"""

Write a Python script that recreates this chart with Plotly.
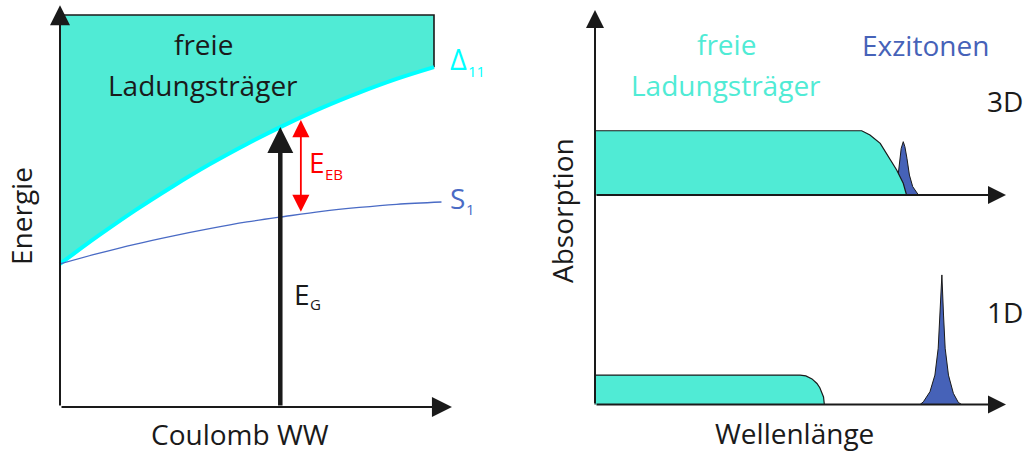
import plotly.graph_objects as go

# ---------------- data (schematic values) ----------------
# left panel: energy vs. Coulomb interaction
coulomb = [0.0, 0.1, 0.2, 0.3, 0.4, 0.5, 0.6, 0.7, 0.8, 0.9, 1.0]
delta11 = [0.365, 0.435, 0.501, 0.562, 0.619, 0.671, 0.719, 0.763, 0.802, 0.837, 0.867]
s1_coulomb = [0.0, 0.1, 0.2, 0.3, 0.4, 0.5, 0.6, 0.7, 0.8, 0.9, 1.02]
s1_energy = [0.365, 0.391, 0.415, 0.436, 0.455, 0.472, 0.486, 0.499, 0.509, 0.517, 0.523]
fill_top = 1.0
eg_x, eg_top = 0.589, 0.714
eb_x, eb_top, eb_bottom = 0.644, 0.732, 0.494

# right panel: absorption vs. wavelength (3D and 1D)
w3_free = [0.0, 0.0, 0.649, 0.669, 0.694, 0.714, 0.734, 0.750, 0.758]
a3_free = [0.0, 0.306, 0.306, 0.286, 0.246, 0.182, 0.119, 0.056, 0.0]
w3_exc = [0.732, 0.738, 0.740, 0.745, 0.750, 0.754, 0.759, 0.765, 0.773, 0.783, 0.787]
a3_exc = [0.0, 0.111, 0.159, 0.222, 0.254, 0.230, 0.175, 0.095, 0.040, 0.008, 0.0]
w1_free = [0.0, 0.0, 0.499, 0.513, 0.528, 0.540, 0.547, 0.552, 0.556, 0.558]
a1_free = [0.0, 0.140, 0.140, 0.136, 0.122, 0.100, 0.080, 0.060, 0.036, 0.0]
w1_exc = [0.791, 0.799, 0.815, 0.827, 0.835, 0.839, 0.844, 0.848, 0.852, 0.860, 0.872, 0.884, 0.892]
a1_exc = [0.0, 0.013, 0.061, 0.140, 0.268, 0.426, 0.617, 0.426, 0.268, 0.140, 0.053, 0.010, 0.0]

# ---------------- styling ----------------
W, H = 1026, 454
FONT = "Open Sans"
TEAL = "#50ebd5"
CYAN = "#00ffff"
BLUE = "#4662b8"
S1BLUE = "#4a6bc5"
RED = "#ff0000"
FS = 28


def xr(px0, px1):
    # axis range so that value 0 sits at px0 and value 1 at px1
    b = px1 - px0
    return [-px0 / b, (W - px0) / b]


def yr(py0, py1):
    b = py0 - py1
    return [(py0 - H) / b, py0 / b]


def px(x):
    return x / W


def py(y):
    return 1 - y / H


fig = go.Figure()

# left panel
fig.add_trace(go.Scatter(x=coulomb + [coulomb[-1], coulomb[0]],
                         y=delta11 + [fill_top, fill_top],
                         fill="toself", fillcolor=TEAL, mode="lines",
                         line=dict(width=0), hoverinfo="skip"))
fig.add_trace(go.Scatter(x=[coulomb[0], coulomb[-1], coulomb[-1]],
                         y=[fill_top, fill_top, delta11[-1]],
                         mode="lines", line=dict(color="#1a1a1a", width=1.6)))
fig.add_trace(go.Scatter(x=coulomb, y=delta11, mode="lines", line_shape="spline",
                         line=dict(color=CYAN, width=4)))
fig.add_trace(go.Scatter(x=s1_coulomb, y=s1_energy, mode="lines", line_shape="spline",
                         line=dict(color=S1BLUE, width=1.3)))

# right panel
fig.add_trace(go.Scatter(x=w3_exc, y=a3_exc, xaxis="x2", yaxis="y3", fill="toself",
                         fillcolor=BLUE, mode="lines", line=dict(color="#1a1a1a", width=1)))
fig.add_trace(go.Scatter(x=w3_free, y=a3_free, xaxis="x2", yaxis="y3", fill="toself",
                         fillcolor=TEAL, mode="lines", line=dict(color="#1a1a1a", width=1.2)))
fig.add_trace(go.Scatter(x=w1_free, y=a1_free, xaxis="x2", yaxis="y2", fill="toself",
                         fillcolor=TEAL, mode="lines", line=dict(color="#1a1a1a", width=1.2)))
fig.add_trace(go.Scatter(x=w1_exc, y=a1_exc, xaxis="x2", yaxis="y2", fill="toself",
                         fillcolor=BLUE, mode="lines", line=dict(color="#1a1a1a", width=1)))

ann = []


def arrow(x, y, ax, ay, xref, yref, color="#1a1a1a", width=2, size=1.0, both=False):
    d = dict(x=x, y=y, ax=ax, ay=ay, xref=xref, yref=yref, axref=xref, ayref=yref,
             text="", showarrow=True, arrowhead=2, arrowsize=size, arrowwidth=width,
             arrowcolor=color, standoff=0, startstandoff=0)
    if both:
        d.update(arrowside="end+start", startarrowhead=2, startarrowsize=size)
    ann.append(d)


# axes of left panel
arrow(1.048, 0, 0, 0, "x", "y", width=2, size=2.0)
arrow(0, 1.025, 0, 0, "x", "y", width=2, size=2.0)
# E_G arrow and E_EB double arrow
arrow(eg_x, eg_top, eg_x, 0, "x", "y", width=4.5, size=1.15)
arrow(eb_x, eb_top, eb_x, eb_bottom, "x", "y", color=RED, width=1.8, size=1.9, both=True)
# axes of right panel
arrow(1.0, 0, 0, 0, "x2", "y3", width=2, size=1.8)
arrow(1.0, 0, 0, 0, "x2", "y2", width=2, size=1.8)
arrow(0, 1.879, 0, 0, "x2", "y2", width=2, size=1.8)


def text(t, x, y, size=FS, color="#1a1a1a", xanchor="center", angle=0, yanchor="middle"):
    ann.append(dict(text=t, x=px(x), y=py(y), xref="paper", yref="paper",
                    showarrow=False, xanchor=xanchor, yanchor=yanchor, textangle=angle,
                    font=dict(family=FONT, size=size, color=color)))


def tb(t, x, base, size=FS, color="#1a1a1a", xanchor="center"):
    # place text by its baseline (pixels)
    text(t, x, base - 0.388 * size, size, color, xanchor)


# left labels
tb("freie", 203, 55)
tb("Ladungsträger", 203, 96)
text("Energie", 21, 216, angle=-90)
tb("Coulomb WW", 240, 445)
tb("Δ", 448, 70, size=29, color=CYAN, xanchor="left")
tb("11", 466, 77, size=15, color=CYAN, xanchor="left")
tb("S", 448, 209, color=S1BLUE, xanchor="left")
tb("1", 464, 215, size=15, color=S1BLUE, xanchor="left")
tb("E", 307, 173, color=RED, xanchor="left")
tb("EB", 323, 180, size=15, color=RED, xanchor="left")
tb("E", 292, 305, xanchor="left")
tb("G", 308, 310, size=15, xanchor="left")

# right labels
tb("freie", 726, 55, color=TEAL)
tb("Ladungsträger", 726, 96, color=TEAL)
tb("Exzitonen", 925, 56, color=BLUE)
tb("3D", 985, 112, xanchor="left")
tb("1D", 985, 323, xanchor="left")
text("Absorption", 562, 211, angle=-90)
tb("Wellenlänge", 794, 444)

fig.update_layout(
    width=W, height=H, margin=dict(l=0, r=0, t=0, b=0),
    paper_bgcolor="white", plot_bgcolor="white", showlegend=False,
    xaxis=dict(range=xr(60, 434), visible=False, domain=[0, 1], fixedrange=True),
    yaxis=dict(range=yr(407, 15), visible=False, domain=[0, 1], fixedrange=True),
    xaxis2=dict(range=xr(595, 1006), visible=False, overlaying="x", anchor="y2", fixedrange=True),
    yaxis2=dict(range=yr(404.5, 194.5), visible=False, overlaying="y", anchor="x2", fixedrange=True),
    yaxis3=dict(range=yr(195, -15), visible=False, overlaying="y", anchor="x2", fixedrange=True),
    annotations=ann,
)

fig.write_html("out.html", config={"displayModeBar": False},
               post_script="document.body.style.margin='0';document.body.style.overflow='hidden';")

"""

Restate the data word for word from its first line through the line with "eb_x, eb_top, eb_bottom = 0.644, 0.732, 0.494", leaving out any picture along the way.

Write a Python script that recreates this chart with Plotly.
import plotly.graph_objects as go

# ---------------- data (schematic values) ----------------
# left panel: energy vs. Coulomb interaction
coulomb = [0.0, 0.1, 0.2, 0.3, 0.4, 0.5, 0.6, 0.7, 0.8, 0.9, 1.0]
delta11 = [0.365, 0.435, 0.501, 0.562, 0.619, 0.671, 0.719, 0.763, 0.802, 0.837, 0.867]
s1_coulomb = [0.0, 0.1, 0.2, 0.3, 0.4, 0.5, 0.6, 0.7, 0.8, 0.9, 1.02]
s1_energy = [0.365, 0.391, 0.415, 0.436, 0.455, 0.472, 0.486, 0.499, 0.509, 0.517, 0.523]
fill_top = 1.0
eg_x, eg_top = 0.589, 0.714
eb_x, eb_top, eb_bottom = 0.644, 0.732, 0.494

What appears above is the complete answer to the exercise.